[Raw records]

---------------

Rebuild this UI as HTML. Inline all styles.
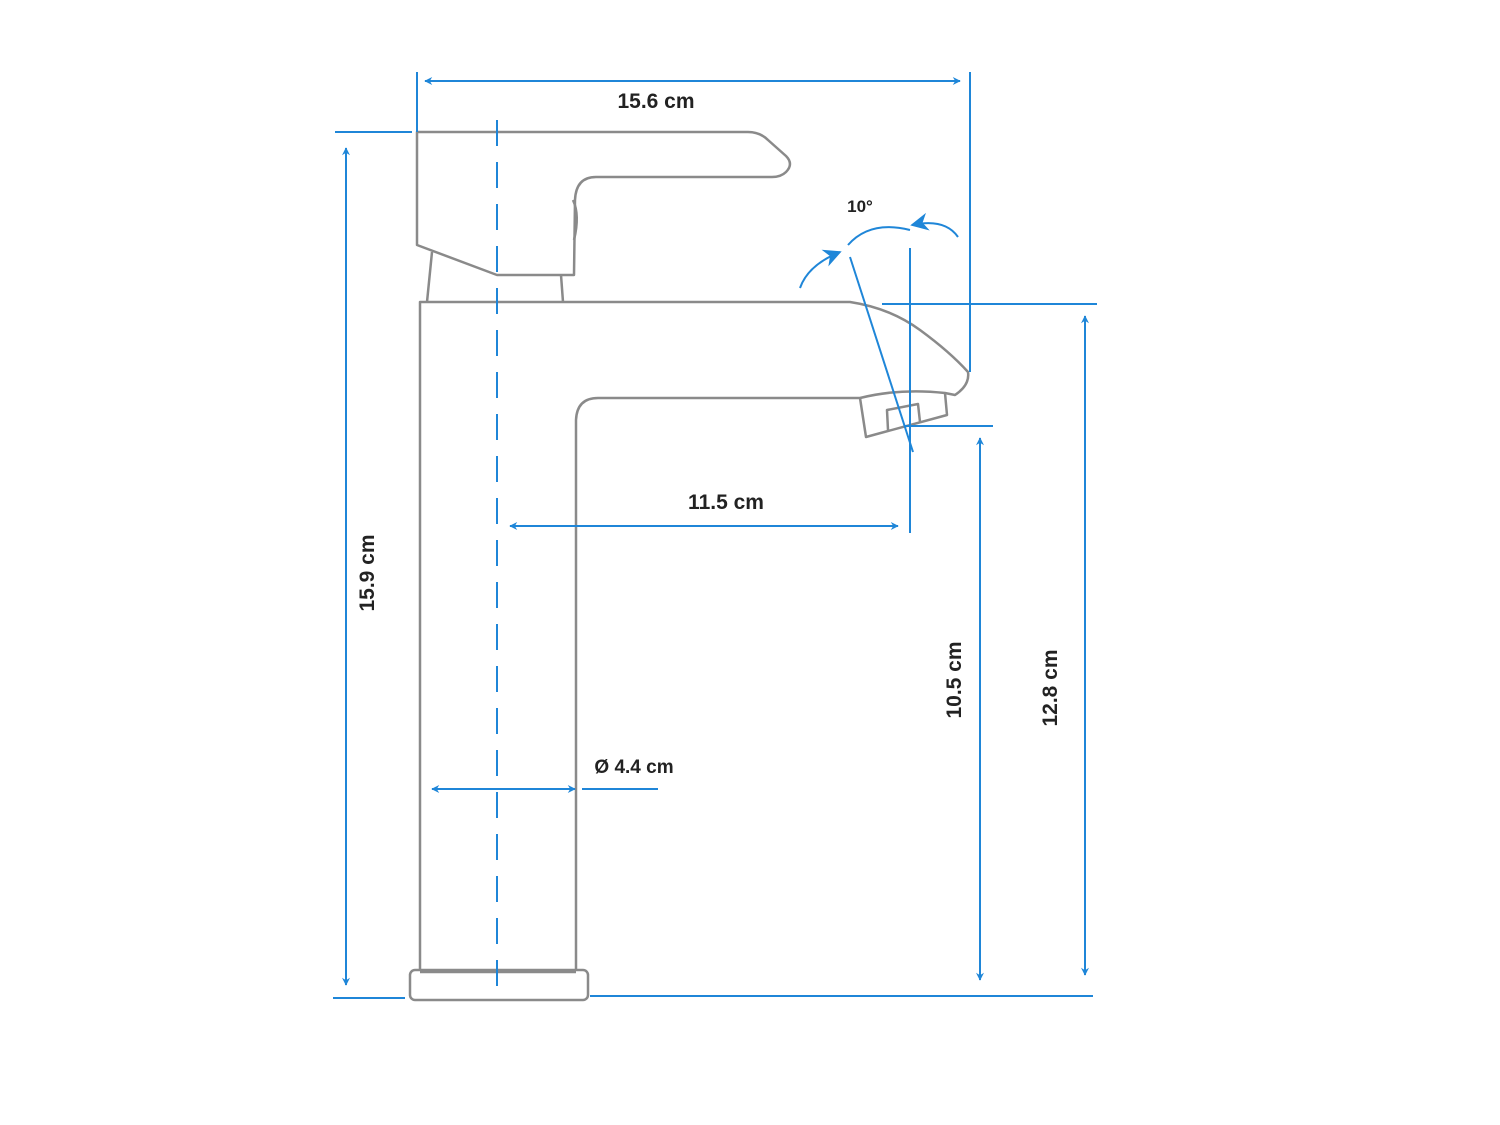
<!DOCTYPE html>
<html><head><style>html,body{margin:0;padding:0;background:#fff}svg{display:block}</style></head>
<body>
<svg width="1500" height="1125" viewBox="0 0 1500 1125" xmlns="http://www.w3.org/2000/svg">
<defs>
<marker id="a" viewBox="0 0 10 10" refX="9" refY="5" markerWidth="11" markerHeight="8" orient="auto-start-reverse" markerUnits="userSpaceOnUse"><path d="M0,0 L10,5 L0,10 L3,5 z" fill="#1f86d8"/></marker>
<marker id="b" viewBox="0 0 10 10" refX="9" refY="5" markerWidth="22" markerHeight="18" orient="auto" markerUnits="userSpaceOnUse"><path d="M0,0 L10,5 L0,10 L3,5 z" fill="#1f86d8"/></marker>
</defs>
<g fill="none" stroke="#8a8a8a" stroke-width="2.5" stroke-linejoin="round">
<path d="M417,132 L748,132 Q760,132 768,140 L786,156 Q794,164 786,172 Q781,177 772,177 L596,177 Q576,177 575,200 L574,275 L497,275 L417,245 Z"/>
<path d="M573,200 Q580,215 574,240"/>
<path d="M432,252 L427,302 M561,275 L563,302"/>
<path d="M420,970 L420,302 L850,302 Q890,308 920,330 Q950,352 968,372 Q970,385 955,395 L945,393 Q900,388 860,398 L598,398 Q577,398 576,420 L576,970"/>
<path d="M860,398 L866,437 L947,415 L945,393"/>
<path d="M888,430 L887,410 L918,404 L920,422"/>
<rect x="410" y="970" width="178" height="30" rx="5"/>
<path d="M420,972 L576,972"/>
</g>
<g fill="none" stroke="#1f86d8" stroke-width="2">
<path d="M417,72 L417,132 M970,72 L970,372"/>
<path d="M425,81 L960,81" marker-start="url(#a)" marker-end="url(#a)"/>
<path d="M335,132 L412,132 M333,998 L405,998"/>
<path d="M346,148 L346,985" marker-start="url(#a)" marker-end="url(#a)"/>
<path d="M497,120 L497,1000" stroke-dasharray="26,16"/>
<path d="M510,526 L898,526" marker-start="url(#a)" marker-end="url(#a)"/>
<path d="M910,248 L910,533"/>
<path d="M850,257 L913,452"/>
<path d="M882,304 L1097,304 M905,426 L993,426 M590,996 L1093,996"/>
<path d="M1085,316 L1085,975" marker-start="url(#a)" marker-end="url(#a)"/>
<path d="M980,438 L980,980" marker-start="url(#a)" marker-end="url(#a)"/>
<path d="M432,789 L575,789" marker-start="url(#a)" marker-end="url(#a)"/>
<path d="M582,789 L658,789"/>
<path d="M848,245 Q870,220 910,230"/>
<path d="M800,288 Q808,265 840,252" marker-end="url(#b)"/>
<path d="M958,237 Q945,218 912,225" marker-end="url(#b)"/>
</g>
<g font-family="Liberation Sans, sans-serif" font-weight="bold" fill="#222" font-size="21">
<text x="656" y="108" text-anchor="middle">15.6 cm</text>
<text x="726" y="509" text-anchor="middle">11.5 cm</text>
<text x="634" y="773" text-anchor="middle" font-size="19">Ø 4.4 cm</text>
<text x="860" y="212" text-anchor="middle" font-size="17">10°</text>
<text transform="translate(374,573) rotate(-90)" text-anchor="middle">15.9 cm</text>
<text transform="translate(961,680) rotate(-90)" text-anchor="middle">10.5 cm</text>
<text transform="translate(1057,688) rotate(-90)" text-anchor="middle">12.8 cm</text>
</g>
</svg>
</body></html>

---------------

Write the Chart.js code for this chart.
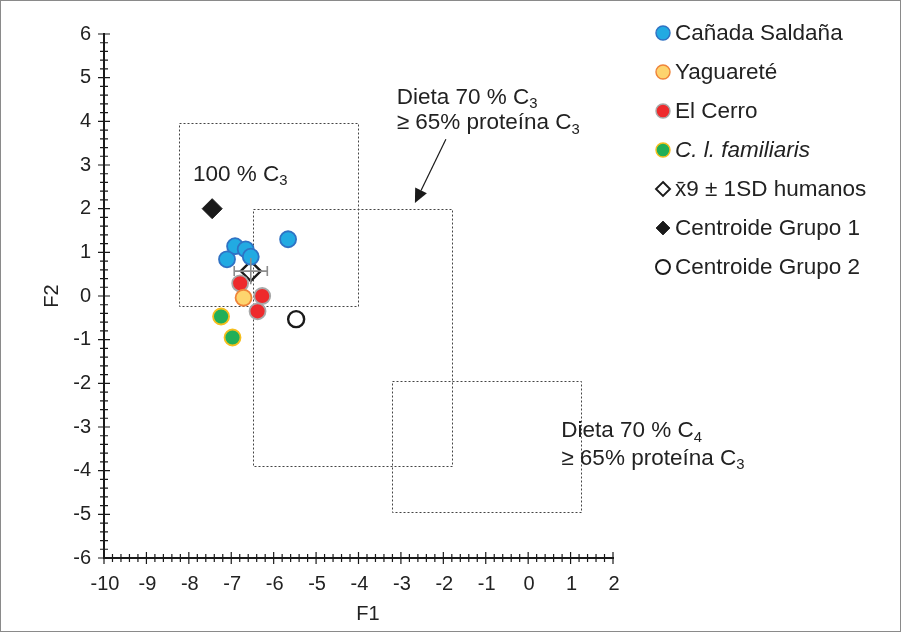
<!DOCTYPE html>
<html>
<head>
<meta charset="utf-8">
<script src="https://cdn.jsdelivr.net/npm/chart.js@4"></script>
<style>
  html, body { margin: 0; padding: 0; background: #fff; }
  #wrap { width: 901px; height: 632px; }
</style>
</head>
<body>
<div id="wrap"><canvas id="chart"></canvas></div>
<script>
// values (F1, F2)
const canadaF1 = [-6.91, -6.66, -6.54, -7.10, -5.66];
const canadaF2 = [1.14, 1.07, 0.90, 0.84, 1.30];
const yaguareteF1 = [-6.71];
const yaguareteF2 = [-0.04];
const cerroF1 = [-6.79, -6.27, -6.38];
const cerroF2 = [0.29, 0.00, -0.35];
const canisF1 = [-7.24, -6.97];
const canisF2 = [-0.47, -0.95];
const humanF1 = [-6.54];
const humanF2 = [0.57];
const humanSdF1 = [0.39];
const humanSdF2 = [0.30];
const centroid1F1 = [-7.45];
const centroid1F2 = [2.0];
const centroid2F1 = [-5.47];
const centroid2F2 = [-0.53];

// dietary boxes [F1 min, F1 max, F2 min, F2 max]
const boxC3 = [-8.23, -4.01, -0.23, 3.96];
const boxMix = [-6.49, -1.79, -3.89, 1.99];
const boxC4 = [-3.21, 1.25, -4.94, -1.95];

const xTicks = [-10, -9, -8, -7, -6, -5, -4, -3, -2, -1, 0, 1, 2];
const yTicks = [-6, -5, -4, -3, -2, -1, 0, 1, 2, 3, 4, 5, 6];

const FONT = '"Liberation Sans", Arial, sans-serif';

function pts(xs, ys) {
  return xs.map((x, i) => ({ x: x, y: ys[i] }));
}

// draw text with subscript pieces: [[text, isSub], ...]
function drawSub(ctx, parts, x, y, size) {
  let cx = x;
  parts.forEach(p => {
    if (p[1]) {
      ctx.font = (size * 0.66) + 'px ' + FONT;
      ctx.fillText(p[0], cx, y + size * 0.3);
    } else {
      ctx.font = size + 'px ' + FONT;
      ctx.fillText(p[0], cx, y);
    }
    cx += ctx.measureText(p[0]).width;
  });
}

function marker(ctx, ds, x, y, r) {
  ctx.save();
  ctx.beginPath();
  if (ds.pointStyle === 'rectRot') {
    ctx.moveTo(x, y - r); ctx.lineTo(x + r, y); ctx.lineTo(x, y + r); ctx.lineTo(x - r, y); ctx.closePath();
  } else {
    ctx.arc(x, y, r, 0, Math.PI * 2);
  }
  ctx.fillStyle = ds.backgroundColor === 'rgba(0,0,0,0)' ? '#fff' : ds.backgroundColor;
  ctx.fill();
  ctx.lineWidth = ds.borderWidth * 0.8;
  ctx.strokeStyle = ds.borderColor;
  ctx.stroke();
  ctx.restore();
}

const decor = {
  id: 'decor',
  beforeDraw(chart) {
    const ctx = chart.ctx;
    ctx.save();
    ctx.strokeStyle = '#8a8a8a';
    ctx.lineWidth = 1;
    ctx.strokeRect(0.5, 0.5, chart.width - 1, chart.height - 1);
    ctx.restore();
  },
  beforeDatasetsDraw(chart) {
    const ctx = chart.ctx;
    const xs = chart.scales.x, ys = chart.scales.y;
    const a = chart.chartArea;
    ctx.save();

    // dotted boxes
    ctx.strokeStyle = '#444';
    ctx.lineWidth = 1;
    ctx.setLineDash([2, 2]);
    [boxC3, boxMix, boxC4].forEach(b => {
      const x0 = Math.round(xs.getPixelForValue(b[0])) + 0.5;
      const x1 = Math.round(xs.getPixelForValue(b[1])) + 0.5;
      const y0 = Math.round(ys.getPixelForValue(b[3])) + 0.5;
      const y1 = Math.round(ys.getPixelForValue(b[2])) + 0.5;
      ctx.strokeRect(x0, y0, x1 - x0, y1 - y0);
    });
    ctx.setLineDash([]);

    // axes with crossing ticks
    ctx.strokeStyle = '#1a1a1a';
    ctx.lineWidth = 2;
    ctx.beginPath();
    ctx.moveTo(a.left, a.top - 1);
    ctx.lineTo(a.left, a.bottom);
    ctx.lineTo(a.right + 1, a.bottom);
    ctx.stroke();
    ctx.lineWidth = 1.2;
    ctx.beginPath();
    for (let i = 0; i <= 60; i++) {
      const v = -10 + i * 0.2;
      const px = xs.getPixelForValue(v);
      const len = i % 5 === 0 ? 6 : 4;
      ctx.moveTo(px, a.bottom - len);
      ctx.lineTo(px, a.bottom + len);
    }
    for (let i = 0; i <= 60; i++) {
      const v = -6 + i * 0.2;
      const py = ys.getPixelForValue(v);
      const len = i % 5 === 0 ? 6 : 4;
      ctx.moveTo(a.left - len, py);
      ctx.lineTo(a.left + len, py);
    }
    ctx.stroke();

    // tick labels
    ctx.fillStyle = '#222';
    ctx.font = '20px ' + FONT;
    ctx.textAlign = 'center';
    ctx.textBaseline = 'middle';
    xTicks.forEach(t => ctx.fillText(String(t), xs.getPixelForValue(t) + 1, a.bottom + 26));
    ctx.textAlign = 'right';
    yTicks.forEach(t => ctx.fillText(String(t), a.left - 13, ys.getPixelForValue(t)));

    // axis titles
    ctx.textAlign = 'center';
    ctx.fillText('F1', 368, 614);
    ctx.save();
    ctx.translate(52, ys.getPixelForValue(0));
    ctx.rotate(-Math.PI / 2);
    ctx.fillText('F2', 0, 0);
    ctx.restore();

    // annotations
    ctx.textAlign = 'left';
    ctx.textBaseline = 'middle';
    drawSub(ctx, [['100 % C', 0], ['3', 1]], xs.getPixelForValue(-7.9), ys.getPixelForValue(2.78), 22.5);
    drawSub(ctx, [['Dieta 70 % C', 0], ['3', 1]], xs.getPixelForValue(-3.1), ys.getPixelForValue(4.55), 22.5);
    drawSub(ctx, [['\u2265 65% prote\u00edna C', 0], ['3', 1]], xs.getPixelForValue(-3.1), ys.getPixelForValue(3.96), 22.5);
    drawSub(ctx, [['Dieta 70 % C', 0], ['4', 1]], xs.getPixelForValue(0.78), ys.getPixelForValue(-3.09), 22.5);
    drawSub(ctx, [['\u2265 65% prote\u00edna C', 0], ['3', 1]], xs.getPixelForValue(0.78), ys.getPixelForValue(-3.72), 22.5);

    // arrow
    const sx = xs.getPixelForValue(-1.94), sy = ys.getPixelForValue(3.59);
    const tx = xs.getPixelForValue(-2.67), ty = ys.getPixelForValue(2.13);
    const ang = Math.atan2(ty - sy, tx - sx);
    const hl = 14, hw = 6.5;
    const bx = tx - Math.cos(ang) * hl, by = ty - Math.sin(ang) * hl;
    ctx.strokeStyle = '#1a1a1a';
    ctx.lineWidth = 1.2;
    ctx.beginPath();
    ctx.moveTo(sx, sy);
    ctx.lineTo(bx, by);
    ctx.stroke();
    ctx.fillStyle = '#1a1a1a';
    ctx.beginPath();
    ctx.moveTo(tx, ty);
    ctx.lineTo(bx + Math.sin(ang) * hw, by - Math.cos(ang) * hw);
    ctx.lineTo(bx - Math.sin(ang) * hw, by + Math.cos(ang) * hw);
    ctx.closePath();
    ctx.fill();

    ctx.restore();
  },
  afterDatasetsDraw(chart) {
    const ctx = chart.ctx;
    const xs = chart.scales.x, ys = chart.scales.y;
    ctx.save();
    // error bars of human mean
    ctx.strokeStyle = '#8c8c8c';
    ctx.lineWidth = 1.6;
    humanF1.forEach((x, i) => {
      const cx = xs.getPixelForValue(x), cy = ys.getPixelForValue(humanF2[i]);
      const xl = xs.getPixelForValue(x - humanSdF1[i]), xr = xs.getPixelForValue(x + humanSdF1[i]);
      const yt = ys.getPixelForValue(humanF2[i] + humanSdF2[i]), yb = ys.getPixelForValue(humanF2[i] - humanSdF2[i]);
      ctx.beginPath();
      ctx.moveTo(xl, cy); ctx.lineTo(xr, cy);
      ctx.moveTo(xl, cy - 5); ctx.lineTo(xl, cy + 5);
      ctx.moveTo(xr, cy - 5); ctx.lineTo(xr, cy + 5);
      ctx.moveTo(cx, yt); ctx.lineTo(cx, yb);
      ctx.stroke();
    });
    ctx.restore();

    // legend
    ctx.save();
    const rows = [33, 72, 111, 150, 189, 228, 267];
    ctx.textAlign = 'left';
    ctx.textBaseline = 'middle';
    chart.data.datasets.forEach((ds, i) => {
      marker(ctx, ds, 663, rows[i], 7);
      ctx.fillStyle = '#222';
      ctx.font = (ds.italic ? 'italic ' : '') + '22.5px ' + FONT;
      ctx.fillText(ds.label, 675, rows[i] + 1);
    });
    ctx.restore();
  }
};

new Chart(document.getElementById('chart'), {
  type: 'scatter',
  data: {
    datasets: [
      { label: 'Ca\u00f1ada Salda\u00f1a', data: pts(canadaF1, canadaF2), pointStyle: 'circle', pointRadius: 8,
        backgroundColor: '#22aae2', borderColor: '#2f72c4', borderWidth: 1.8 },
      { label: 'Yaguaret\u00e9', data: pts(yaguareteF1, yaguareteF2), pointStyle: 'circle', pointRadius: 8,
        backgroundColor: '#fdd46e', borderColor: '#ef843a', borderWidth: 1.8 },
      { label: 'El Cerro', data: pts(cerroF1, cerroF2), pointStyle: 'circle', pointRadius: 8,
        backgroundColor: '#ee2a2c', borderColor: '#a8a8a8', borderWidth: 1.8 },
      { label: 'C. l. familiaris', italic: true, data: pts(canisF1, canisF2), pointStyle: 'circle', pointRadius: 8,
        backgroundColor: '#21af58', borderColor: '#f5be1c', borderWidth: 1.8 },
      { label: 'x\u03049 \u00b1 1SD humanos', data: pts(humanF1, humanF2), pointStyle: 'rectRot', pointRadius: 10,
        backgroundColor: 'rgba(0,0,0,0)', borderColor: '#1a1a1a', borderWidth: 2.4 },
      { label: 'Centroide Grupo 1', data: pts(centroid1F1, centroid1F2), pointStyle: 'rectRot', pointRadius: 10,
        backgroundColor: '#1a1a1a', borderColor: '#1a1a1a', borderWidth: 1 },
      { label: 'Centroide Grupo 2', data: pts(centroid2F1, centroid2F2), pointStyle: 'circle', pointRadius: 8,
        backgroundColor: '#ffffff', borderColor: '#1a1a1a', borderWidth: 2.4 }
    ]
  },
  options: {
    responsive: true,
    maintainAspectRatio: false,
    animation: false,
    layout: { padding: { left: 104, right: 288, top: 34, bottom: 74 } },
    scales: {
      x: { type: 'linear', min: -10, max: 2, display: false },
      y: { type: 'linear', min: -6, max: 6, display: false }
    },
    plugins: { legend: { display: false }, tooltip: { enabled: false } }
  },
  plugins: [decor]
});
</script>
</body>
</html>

---------------

Copy every line that includes the string "this" from the material above.

Rebuild this UI as HTML. Inline all styles.
Write the Chart.js code for this chart.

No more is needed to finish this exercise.